Stephanie Hickey, a TEAM-UP postdoc in MSU’s Department of Biochemistry and Molecular Biology (BMB) received a Brain and Behavior Research Foundation (BBRF) Young Investigator Award for her project “Predicting gene relationships across time and space to identify age- and brain-region-specific treatments for schizophrenia.”

Stephanie Hickey photo
Stephanie Hickey received a Brain and Behavior Research Foundation (BBRF) Young Investigator Award for her project “Predicting gene relationships across time and space to identify age- and brain-region-specific treatments for schizophrenia.” Courtesy photo

Hickey is mentored by four BMB faculty members in the College of Natural Science - Associate Professor Amy Ralston, Assistant Professor Arjun Krishnan, Professor David Arnosti and Assistant Professor Jin He.

The two-year grant will run January 15, 2022 - January 14, 2024 and will fund $35K per year.

“This is a great opportunity for me to combine my expertise in neuroscience with the computational training I’m receiving in the lab,” said Hickey.  “In the future I plan to test the hypotheses derived from this computational work at the bench.”

The brain is composed of hundreds of anatomical regions that develop through adolescence and change with age.
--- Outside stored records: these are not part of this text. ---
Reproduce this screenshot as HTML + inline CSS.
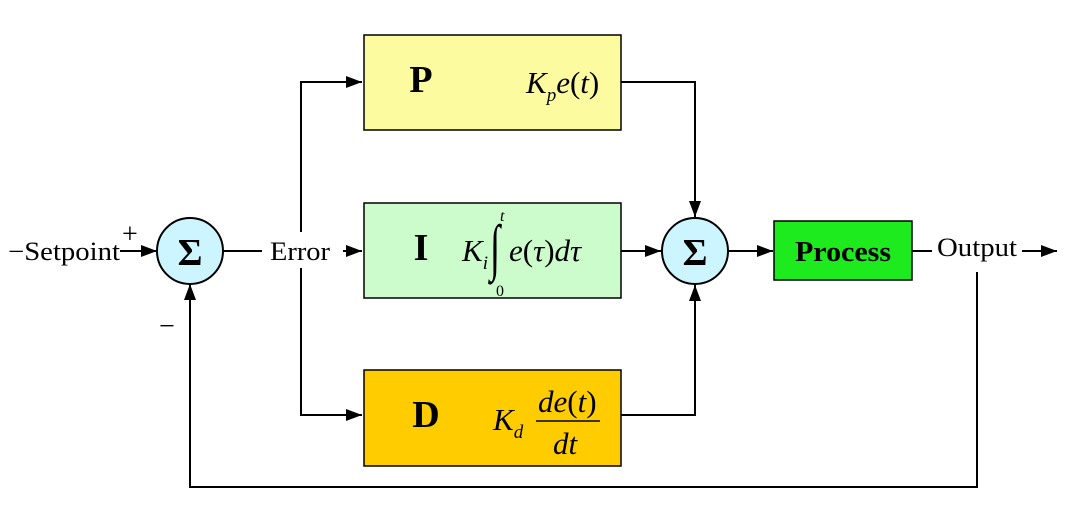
<!DOCTYPE html>
<html><head><meta charset="utf-8"><style>html,body{margin:0;padding:0;background:#fff}svg{display:block}</style></head>
<body>
<svg width="1065" height="508" viewBox="0 0 1065 508" xmlns="http://www.w3.org/2000/svg" font-family="Liberation Serif, serif">
<defs>
<marker id="b" viewBox="0 0 16 12" markerWidth="16" markerHeight="12" refX="16" refY="6" orient="auto" markerUnits="userSpaceOnUse"><path d="M0,0 L16,6 L0,12 z" fill="#000"/></marker></defs>
<g stroke="#000" stroke-width="2" fill="none">
<line x1="120" y1="251" x2="157" y2="251" marker-end="url(#b)"/>
<line x1="223" y1="251" x2="262" y2="251"/>
<line x1="343" y1="251" x2="362" y2="251" marker-end="url(#b)"/>
<polyline points="301,232 301,82 362,82" marker-end="url(#b)"/>
<polyline points="301,268 301,415 362,415" marker-end="url(#b)"/>
<polyline points="621,82 695,82 695,217" marker-end="url(#b)"/>
<line x1="621" y1="251" x2="661" y2="251" marker-end="url(#b)"/>
<polyline points="621,415 695,415 695,285" marker-end="url(#b)"/>
<line x1="729" y1="251" x2="773" y2="251" marker-end="url(#b)"/>
<line x1="912" y1="251" x2="932" y2="251"/>
<line x1="1022" y1="251" x2="1057" y2="251" marker-end="url(#b)"/>
<polyline points="977,272 977,487 190,487 190,284" marker-end="url(#b)"/>
</g>
<rect x="364" y="35" width="257" height="95" fill="#FCFBA0" stroke="#000" stroke-width="1.5"/>
<rect x="364" y="203" width="257" height="95" fill="#CCFCCC" stroke="#000" stroke-width="1.5"/>
<rect x="364" y="370" width="257" height="96" fill="#FFCC00" stroke="#000" stroke-width="1.5"/>
<rect x="774" y="221" width="138" height="59" fill="#1EEB1E" stroke="#000" stroke-width="1.5"/>
<circle cx="190" cy="251" r="33" fill="#CCF5FF" stroke="#000" stroke-width="2"/>
<circle cx="695" cy="251" r="33" fill="#CCF5FF" stroke="#000" stroke-width="2"/>
<g font-size="26" fill="#000">
<text x="8" y="260" textLength="112" lengthAdjust="spacingAndGlyphs">−Setpoint</text>
<text x="122" y="243" font-size="28">+</text>
<text x="159" y="335" font-size="28">−</text>
<text x="270" y="260" textLength="60" lengthAdjust="spacingAndGlyphs">Error</text>
<text x="937" y="256" textLength="80" lengthAdjust="spacingAndGlyphs">Output</text>
</g>
<g font-weight="bold" font-size="38" text-anchor="middle">
<text x="190" y="265">Σ</text><text x="695" y="265">Σ</text>
<text x="421" y="92">P</text><text x="421" y="260">I</text><text x="426" y="427">D</text>
<text x="843" y="261" font-size="28" textLength="96" lengthAdjust="spacingAndGlyphs">Process</text>
</g>
<g font-style="italic" font-size="31">
<text x="526" y="93">K<tspan font-size="19" dy="8">p</tspan><tspan dy="-8">e</tspan><tspan font-style="normal">(</tspan>t<tspan font-style="normal">)</tspan></text>
<text x="462" y="261">K<tspan font-size="19" dy="8">i</tspan></text>
<text x="0" y="0" font-style="normal" font-size="46" transform="translate(490,268) scale(0.8,1.35)">∫</text>
<text x="500" y="221" font-size="16">t</text>
<text x="496" y="296" font-size="16" font-style="normal">0</text>
<text x="509" y="261">e<tspan font-style="normal">(</tspan>τ<tspan font-style="normal">)</tspan>dτ</text>
<text x="493" y="430">K<tspan font-size="19" dy="8">d</tspan></text>
<text x="538" y="412">de<tspan font-style="normal">(</tspan>t<tspan font-style="normal">)</tspan></text>
<line x1="536" y1="421" x2="600" y2="421" stroke="#000" stroke-width="1.5"/>
<text x="553" y="454">dt</text>
</g>
</svg>
</body></html>
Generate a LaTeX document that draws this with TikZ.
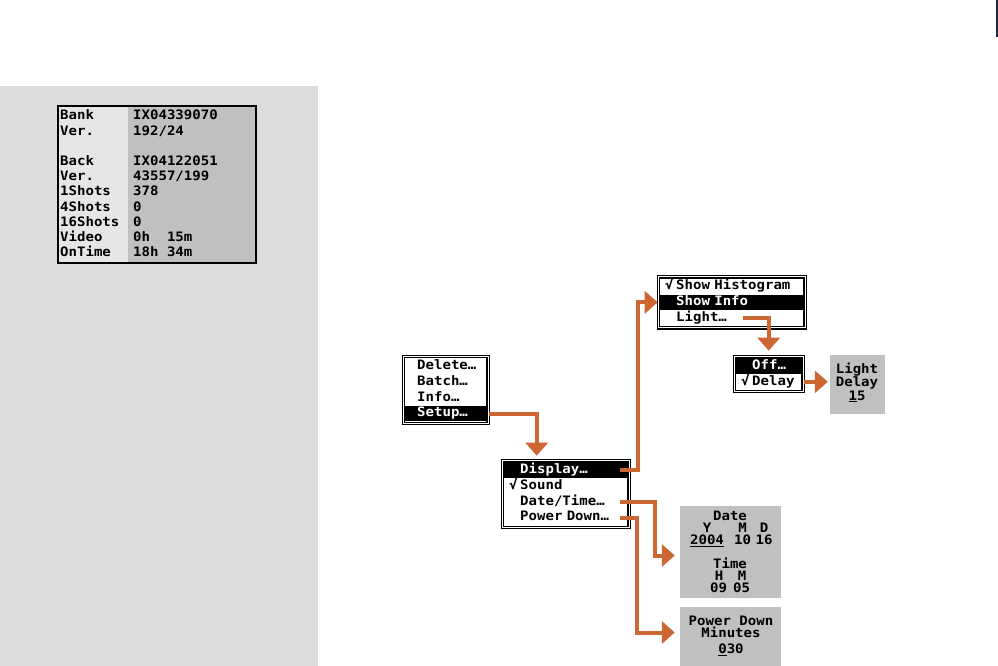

Accordingly, multiple brain regions, including the cortex and hippocampus, show structural abnormalities in patients with schizophrenia, the age of onset affects the clinical characteristics of the disease, and symptoms of schizophrenia can change as patients age.

“Currently available medications used to treat schizophrenia are ineffective for around 30% of patients, and treatment resistance causes severe clinical and economic burdens to patients, their caregivers, and their communities,” said Hickey. “Given this and the clinical and genetic heterogeneity of schizophrenia, “one-size-fits-all” treatment with current antipsychotics is not sufficient for all patients, and a greater variety of treatment options is necessary.”

Hickey project schematic
The cortex and hippocampus show structural abnormalities in patients with schizophrenia, and age of onset affects the clinical characteristics of the disease. By identifying networks of genes related in specific brain regions during particular life stages and integrating these networks with known schizophrenia related genes, Hickey looks to uncover novel region- and age-specific draggable targets. Graphic: Stephanie Hickey

Hickey’s project will build networks of functionally related genes in the cortex and hippocampus at four relevant stages — adolescence, young, middle, and late adulthood — using machine learning models trained with thousands of publicly available RNA-seq datasets.

“To identify region- and stage-specific schizophrenia drug targets, I will combine the context-specific gene relationship information captured in these networks with genes previously identified to be disrupted in schizophrenia using network propagation,” said Hickey. “This method will allow schizophrenia-associated genes highly connected within a spatiotemporal-specific network to implicate new genes with schizophrenia via guilt-by-association.”

“We are so proud of Dr. Hickey for receiving this prestigious award”, said Ralston. “We are also very grateful to the Department of Biochemistry and Molecular Biology for enabling our team to recruit Dr. Hickey though the TEAM UP Award.”

The Brain & Behavior Research Foundation is committed to alleviating the suffering caused by mental illness by awarding grants that will lead to advances and breakthroughs in scientific research. They are the nation’s top non-governmental funder of mental health research grants.